Large power transformers carry lead times of two to four years in the current market. Generator procurement, whether for BTM operation or backup, has also seen significant lead time extensions. The iMasons report identifies generators and transformers as among the key components experiencing multi-year order backlogs.
Contractors who do not begin procurement conversations at the earliest stages of project development will find themselves unable to meet commissioning milestones regardless of how efficiently the building is constructed.
For scheduling, the conventional milestone of "substantial completion" has become ambiguous in projects where grid power delivery is uncertain. Contracts that tie substantial completion to building readiness, rather than to energized and operational status, create risk for both owners and contractors when power delivery slips.
Contractors should expect owners to request accelerated construction schedules designed to maintain optionality completing the shell before the power commitment date is firm and should price the risk of holding a completed building without a fixed energization milestone.
Workforce planning is affected directly. A project that completes its building shell in month 18 and receives utility power in month 30 creates a workforce management problem. Crews complete their scopes and leave. Re-mobilization for commissioning-related work when power finally arrives adds cost and requires scheduling against a market where skilled electrical labor is already scarce.
The iMasons report notes that the U.S. sees more than 80,000 electrician job openings annually and that data center load forecasts suggest that figure could increase by a factor of 10 or more.
Risk allocation in contracts is evolving to reflect power uncertainty. Provisions addressing delays attributable to third-party utility interconnection schedules are no longer hypothetical instead they are a standard negotiating point.
Owners are increasingly asking for guaranteed completion dates while simultaneously acknowledging that power delivery is outside the contractor's control. That tension requires careful contract language, and contractors should treat utility delivery schedule as a defined risk with explicit treatment in the agreement.
The Next Wave of U.S. Markets
The conditions that make Tier 1 markets difficult (high queue volume, saturated substation capacity, long study timelines) create the conditions that favor emerging markets. Developers are actively pursuing locations where power can be delivered in 12 to 24 months rather than five to seven years.
West Texas has attracted significant hyperscale land banking, driven by natural gas availability for BTM generation and the expectation that ERCOT transmission expansion in the region will provide grid connectivity on a faster schedule than the Dallas-Fort Worth core. CBRE and Cushman and Wakefield both cite the region as a beneficiary of capital shifting from constrained markets.
Indiana is drawing sustained attention, particularly in the AEP and Duke Energy service territories, where load growth programs and generation investment have created capacity for new large loads on shorter timelines than PJM-constrained markets to the east.

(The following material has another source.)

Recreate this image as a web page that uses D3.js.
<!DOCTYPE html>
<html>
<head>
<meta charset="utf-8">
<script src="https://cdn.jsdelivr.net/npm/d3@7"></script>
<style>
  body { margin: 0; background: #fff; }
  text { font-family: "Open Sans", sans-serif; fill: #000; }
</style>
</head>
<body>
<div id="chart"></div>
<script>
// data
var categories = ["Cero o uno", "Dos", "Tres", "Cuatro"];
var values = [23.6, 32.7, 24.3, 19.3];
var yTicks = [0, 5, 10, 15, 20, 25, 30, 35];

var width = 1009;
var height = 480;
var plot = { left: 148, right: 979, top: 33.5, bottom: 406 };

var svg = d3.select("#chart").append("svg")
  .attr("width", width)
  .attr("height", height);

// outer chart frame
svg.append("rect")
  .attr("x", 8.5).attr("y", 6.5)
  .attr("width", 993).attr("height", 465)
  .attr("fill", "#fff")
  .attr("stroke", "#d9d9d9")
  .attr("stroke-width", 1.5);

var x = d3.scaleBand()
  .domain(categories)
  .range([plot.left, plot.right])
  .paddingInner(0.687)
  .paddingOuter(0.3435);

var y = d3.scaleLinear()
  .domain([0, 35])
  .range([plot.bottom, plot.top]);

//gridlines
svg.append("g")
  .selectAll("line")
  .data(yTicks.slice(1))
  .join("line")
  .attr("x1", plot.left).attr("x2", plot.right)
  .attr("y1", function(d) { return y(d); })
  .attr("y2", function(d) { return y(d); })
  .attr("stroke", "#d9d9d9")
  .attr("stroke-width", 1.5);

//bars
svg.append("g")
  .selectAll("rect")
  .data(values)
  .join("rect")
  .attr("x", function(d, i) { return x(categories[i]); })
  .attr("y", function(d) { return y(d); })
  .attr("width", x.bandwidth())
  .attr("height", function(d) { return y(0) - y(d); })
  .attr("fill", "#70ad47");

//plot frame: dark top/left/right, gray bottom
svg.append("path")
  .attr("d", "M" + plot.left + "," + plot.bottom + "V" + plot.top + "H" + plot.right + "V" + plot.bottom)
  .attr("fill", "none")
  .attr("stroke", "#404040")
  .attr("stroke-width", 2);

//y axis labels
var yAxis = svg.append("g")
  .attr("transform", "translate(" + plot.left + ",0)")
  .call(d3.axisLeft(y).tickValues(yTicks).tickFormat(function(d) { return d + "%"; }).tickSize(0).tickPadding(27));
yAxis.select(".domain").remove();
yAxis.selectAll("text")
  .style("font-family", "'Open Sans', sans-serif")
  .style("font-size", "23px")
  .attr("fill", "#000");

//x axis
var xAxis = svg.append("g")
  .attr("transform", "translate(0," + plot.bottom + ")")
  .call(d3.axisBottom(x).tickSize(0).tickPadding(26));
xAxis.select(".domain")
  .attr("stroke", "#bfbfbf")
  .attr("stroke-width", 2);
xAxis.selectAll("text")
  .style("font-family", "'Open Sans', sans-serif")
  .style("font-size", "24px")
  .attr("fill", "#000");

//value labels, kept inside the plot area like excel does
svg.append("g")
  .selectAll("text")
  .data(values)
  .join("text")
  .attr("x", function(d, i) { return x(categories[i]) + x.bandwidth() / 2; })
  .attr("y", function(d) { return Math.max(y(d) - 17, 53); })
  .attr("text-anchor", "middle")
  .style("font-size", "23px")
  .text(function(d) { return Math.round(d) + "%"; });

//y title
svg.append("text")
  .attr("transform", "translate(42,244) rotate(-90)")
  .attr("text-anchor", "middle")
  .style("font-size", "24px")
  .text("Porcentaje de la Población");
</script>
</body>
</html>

Amazon Web Services announced an AI data center in New Carlisle, Indiana, in 2025, a signal of hyperscale validation of the market.

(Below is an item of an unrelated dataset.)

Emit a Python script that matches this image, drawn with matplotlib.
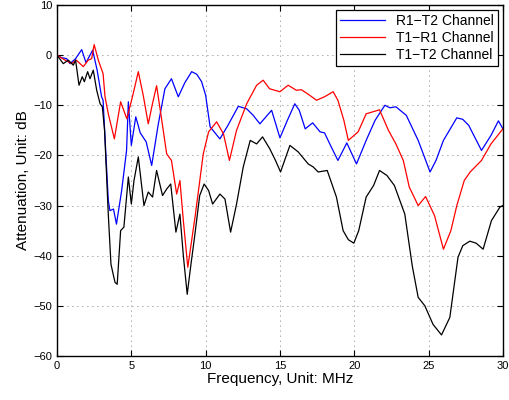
import matplotlib.pyplot as plt

plt.rcParams['font.family'] = ['Liberation Sans', 'DejaVu Sans']

# R1-T2 channel (blue)
freqBlue = [0, 0.3, 0.65, 0.87, 1.25, 1.66, 1.95, 2.4, 2.7, 3.0, 3.1, 3.45, 3.56, 3.8, 4.0,
            4.35, 4.68, 4.8, 5.0, 5.3, 5.6, 6.0, 6.37, 6.8, 7.26, 7.7, 8.16, 8.6, 9.06, 9.4,
            9.73, 10.0, 10.3, 10.96, 11.5, 12.2, 12.76, 13.2, 13.65, 14.0, 14.44, 15.0, 15.5,
            16.0, 16.3, 16.7, 17.2, 17.7, 18.0, 18.4, 18.9, 19.5, 20.15, 20.8, 21.4, 22.06,
            22.4, 22.8, 23.5, 24.3, 25.1, 25.5, 26.0, 26.9, 27.3, 27.7, 28.56, 29.2, 29.7, 30]
attBlue = [0, -0.5, -0.7, -1.7, -0.7, 1.1, -1.5, 1.0, -3, -8.3, -9, -29, -31, -30.7, -33.7,
           -27, -19, -9.3, -18, -12.3, -15.5, -17.3, -22, -14, -6.7, -4.7, -8.3, -5.5, -3.3, -3.8,
           -5.3, -8, -14.3, -16.7, -14, -10.2, -10.7, -12, -13.7, -12.5, -11, -16.5, -13,
           -9.7, -11, -14.7, -13.5, -15.3, -15.5, -18, -21, -17.5, -21.7, -17, -13, -10,
           -10.5, -10.3, -12, -17, -23.3, -21, -17, -12.5, -12.8, -14, -19, -16, -13.1, -14.7]

# T1-R1 channel (red)
freqRed = [0, 0.54, 0.99, 1.3, 1.77, 2.1, 2.33, 2.5, 2.78, 3.1, 3.23, 3.45, 3.86, 4.28, 4.7,
           5.1, 5.47, 5.8, 6.14, 6.4, 6.7, 7.0, 7.38, 7.7, 8.05, 8.27, 8.5, 8.8, 9.3, 9.84,
           10.2, 10.74, 11.2, 11.6, 12.08, 12.76, 13.43, 13.87, 14.3, 15.0, 15.55, 16.1, 16.45,
           17.0, 17.46, 18.0, 18.58, 18.9, 19.3, 19.6, 20.26, 20.8, 21.7, 22.3, 22.8, 23.3,
           23.7, 24.3, 24.8, 25.4, 26.0, 26.5, 26.9, 27.4, 27.8, 28.56, 29.2, 30]
attRed = [0, -1, -1.7, -1, -2.3, -1, -0.7, 2.1, -1, -3.7, -8.3, -11.7, -16.7, -9.3, -12.7,
          -8, -3.3, -8, -13.7, -10, -6.1, -12, -19.7, -21, -27.7, -25, -33, -42.3, -32, -19.7,
          -15.3, -13.3, -15.7, -21, -15, -9.7, -6, -5, -6.7, -7.3, -6, -7, -6.9,
          -8, -9, -8.3, -7.3, -9, -13, -17, -15.3, -11.7, -10.9, -15, -17.7, -21,
          -26.3, -30, -28.2, -32, -38.7, -35, -30, -25, -23.3, -21, -17.7, -14.7]

# T1-T2 channel (black)
freqBlack = [0, 0.42, 0.76, 1.1, 1.25, 1.48, 1.7, 1.84, 2.06, 2.22, 2.44, 2.67, 2.9, 3.05, 3.2,
             3.45, 3.63, 3.9, 4.05, 4.28, 4.5, 4.8, 5.0, 5.18, 5.47, 5.85, 6.14, 6.43, 6.7, 7.1,
             7.38, 7.65, 8.0, 8.27, 8.5, 8.76, 9.0, 9.28, 9.6, 9.9, 10.2, 10.47, 10.96, 11.3,
             11.68, 12.08, 12.53, 13.0, 13.43, 13.83, 14.32, 14.7, 15.04, 15.67, 16.23, 16.9,
             17.24, 17.57, 18.18, 18.8, 19.25, 19.6, 19.97, 20.3, 20.8, 21.3, 21.7, 22.2, 22.7,
             23.4, 23.9, 24.3, 24.75, 25.3, 25.87, 26.43, 26.98, 27.3, 27.77, 28.2, 28.67, 29.23,
             29.8, 30]
attBlack = [0, -1.7, -1, -2, -1, -6, -4.3, -5.3, -3.3, -4.7, -3, -7, -9.7, -10.3, -15,
            -31.7, -41.7, -45.3, -45.7, -35, -34.3, -24.3, -29.7, -25, -20.3, -30, -27.3, -28.3, -23, -28,
            -26.7, -25.7, -35.3, -31.7, -40, -47.7, -42, -35.7, -28, -25.7, -27, -29.7, -27.7, -28.7,
            -35.3, -29.7, -22.3, -17, -17.7, -16.3, -18.7, -21, -23.3, -18, -19.3, -21.7,
            -22.3, -23.3, -23, -28.3, -35, -36.8, -37.5, -35, -28.3, -26, -23, -24, -26,
            -31.7, -42, -48.3, -50, -53.7, -55.8, -52.3, -40.3, -38, -37.1, -37.5, -38.7, -33,
            -30.3, -30]

labels = ["R1\u2212T2 Channel", "T1\u2212R1 Channel", "T1\u2212T2 Channel"]
xTicks = [0, 5, 10, 15, 20, 25, 30]
yTicks = [-60, -50, -40, -30, -20, -10, 0, 10]

fig = plt.figure(figsize=(5.09, 4.0), dpi=100)
ax = fig.add_axes([0.112, 0.11, 0.876, 0.8775])

ax.plot(freqBlue, attBlue, color="blue", lw=0.9, label=labels[0])
ax.plot(freqRed, attRed, color="red", lw=0.9, label=labels[1])
ax.plot(freqBlack, attBlack, color="black", lw=0.9, label=labels[2])

ax.set_xlim(0, 30)
ax.set_ylim(-60, 10)
ax.set_xticks(xTicks)
ax.set_yticks(yTicks)
ax.tick_params(direction="in", labelsize=8, top=True, right=True, length=4)
ax.grid(True, linestyle=(0, (1, 5)), color="#555555", lw=0.6)
for s in ax.spines.values():
    s.set_linewidth(1.0)

ax.set_xlabel("Frequency, Unit: MHz", fontsize=11, labelpad=1)
ax.set_ylabel("Attenuation, Unit: dB", fontsize=11, labelpad=2)

leg = ax.legend(loc="upper right", fontsize=10, handlelength=3.2, fancybox=False,
                framealpha=1, edgecolor="black", borderpad=0.3, labelspacing=0.2,
                borderaxespad=0.35)
leg.get_frame().set_linewidth(0.9)

fig.savefig("out.png", dpi=100)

Iowa and Nebraska offer abundant renewable generation, particularly wind, and utilities in those states have been more receptive to large-load interconnection than constrained markets. However, both states' relative market shares are projected to decline modestly as a percentage of national activity because primary markets continue to grow faster in absolute terms, according to a January 2026 Bloom Energy data center power report.
Oklahoma, Louisiana, and Arkansas offer access to natural gas supply chains, available land, and state-level incentive programs, and have drawn developer interest for BTM-first deployments. The 451 Research analyst team, in an S&P Global market analysis, specifically identified Louisiana, Oklahoma, and smaller cities in West Texas as destinations where developers are searching for "stranded power" and alternative energy generation opportunities.
Tennessee has been identified by CBRE as an emerging market driven by available power, with TVA's generation portfolio providing a stable supply base and state incentives that have drawn industrial and technology investment.
Western Pennsylvania, within the PJM footprint but outside the most congested Northern Virginia and mid-Atlantic substations, has attracted attention from developers who value PJM membership for regulatory reasons and want shorter queue timelines than the Virginia core can offer.